DNS-doorsturing maakt het mogelijk om verzoeken van een lokale DNS-server door te sturen naar een recursieve DNS-server buiten het bedrijfsnetwerk. Deze configuratie is noodzakelijk voor uw ETP-implementatie. Door het externe DNS-verkeer van uw onderneming naar ETP te leiden, worden de aangevraagde domeinen gecontroleerd aan de hand van ETP-dreigingsinformatie.
Afhankelijk van uw netwerktopologie en hoe DNS-servers binnen het netwerk van uw organisatie communiceren, hoeft u mogelijk alleen de primaire DNS-servers te configureren om verzoeken naar ETP door te sturen.
In deze tabel vindt u instructies voor veelgebruikte DNS-serverproducten.
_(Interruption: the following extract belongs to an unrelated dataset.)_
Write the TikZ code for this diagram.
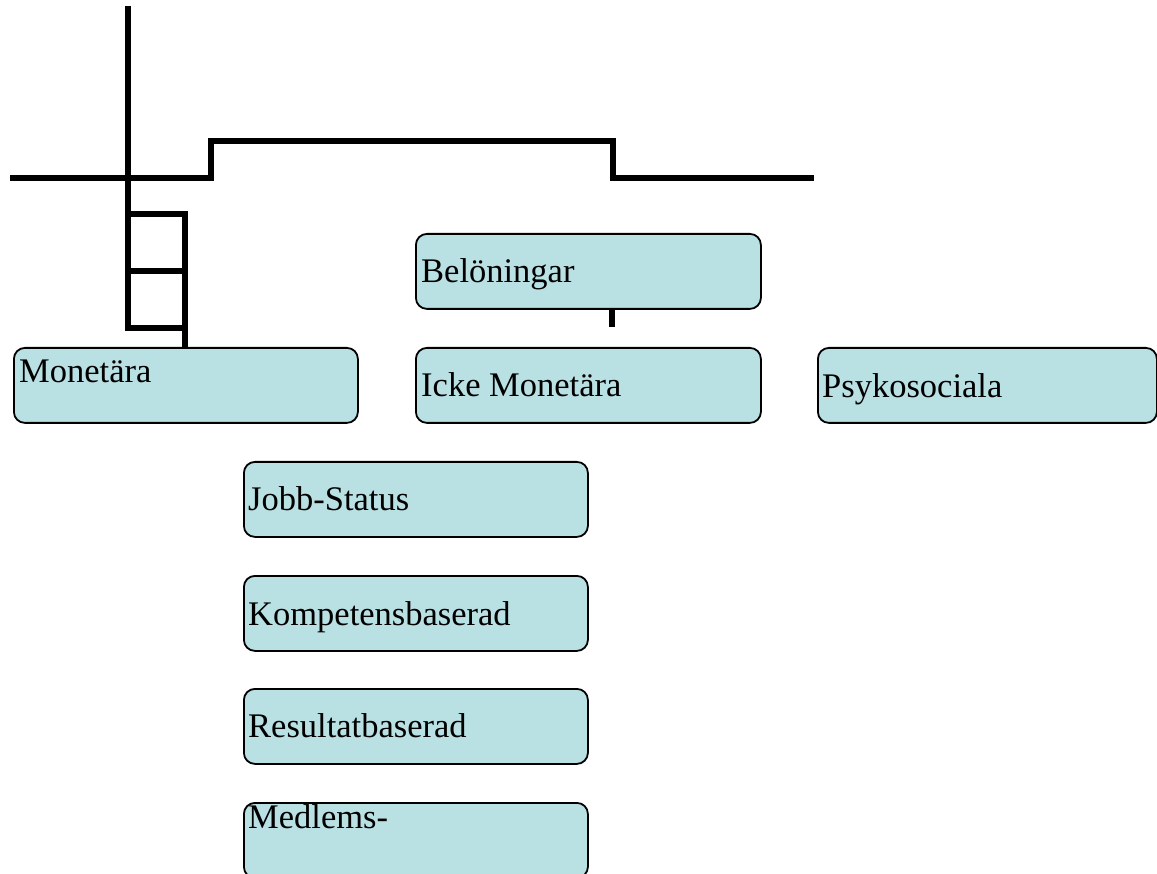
\documentclass[tikz,border=0pt]{standalone}
\usepackage{fontspec}
\setmainfont{Liberation Serif}
\definecolor{boxfill}{RGB}{185,224,227}
\begin{document}
\begin{tikzpicture}[x=1pt,y=-1pt,
  box/.style={draw=black, line width=1.8pt, fill=boxfill, rounded corners=11pt, anchor=north west, inner sep=0pt, minimum height=75pt},
  conn/.style={line width=5.5pt, draw=black, line join=miter},
  lbl/.style={anchor=base west, inner sep=0pt, font=\fontsize{34.5}{40}\selectfont}]
\useasboundingbox (0,0) rectangle (1157,874);
\clip (0,0) rectangle (1157,874);
% boxes
\node[box, minimum width=344pt] (mon) at (13,347) {};
\node[box, minimum width=345pt] (bel) at (415,233) {};
\node[box, minimum width=345pt] (ick) at (415,347) {};
\node[box, minimum width=339pt] (psy) at (817,347) {};
\node[box, minimum width=344pt] (job) at (243,461) {};
\node[box, minimum width=344pt] (kom) at (243,575) {};
\node[box, minimum width=344pt] (res) at (243,688) {};
\node[box, minimum width=344pt] (med) at (243,802) {};
% labels
\node[lbl] (tmon) at (19,383) {Monetära};
\node[lbl] (tbel) at (421,283) {Belöningar};
\node[lbl] (tick) at (421,397) {Icke Monetära};
\node[lbl] (tpsy) at (822,398) {Psykosociala};
\node[lbl] (tjob) at (248,511) {Jobb-Status};
\node[lbl] (tkom) at (248,625) {Kompetensbaserad};
\node[lbl] (tres) at (248,737) {Resultatbaserad};
\node[lbl] (tmed) at (248,828) {Medlems-};
% free line coordinates
\coordinate (vtop) at (128,6);
\coordinate (vbot) at (128,328);
\coordinate (hl) at (10,178);
\coordinate (hr) at (814,178);
\coordinate (b1) at (128,214);
\coordinate (b2) at (128,271);
\coordinate (stubend) at (612,327);
% connectors
\draw[conn] (vtop) -- (vbot) -- (185,328);
\draw[conn] (hl) -- (211,178) -- (211,141) -- (613,141) -- (613,178) -- (hr);
\draw[conn] (b1) -- (185,214) -- (185,347);
\draw[conn] (b2) -- (185,271);
\draw[conn] (612,309) -- (stubend);
\end{tikzpicture}
\end{document}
Raadpleeg de instructies voor de DNS-server product van uw organisatie.
Product | Procedure |
---|---|
Microsoft Windows Server 2008 R2
Microsoft Windows Server 2016 |
Configureer DNS-forwarders op Microsoft Windows Server 2008 R2 en 2016 |
BIND | Configureer DNS-forwarding op BIND |
Blue Coat Proxy SG | Configureer DNS forwarding op Blue Coat ProxySG |
Palo Alto Networks | Configureer een DNS proxy op een Palo Alto Networks firewall |
Citrix NetScaler | Configureer DNS recursie op Citrix NetScaler |
Infoblox | Configureer DNS forwarders op Infoblox |
Cisco Routers | Configureer split-DNS forwarding op Cisco routers |
Unbound | Configureer DNS forwarding op Unbound |
Voordat u begint, zorg ervoor dat u de primaire en secundaire IP-adressen van uw ETP recursieve servers noteert. Om deze informatie in ETP te bekijken, zie DNS-serverinformatie bekijken.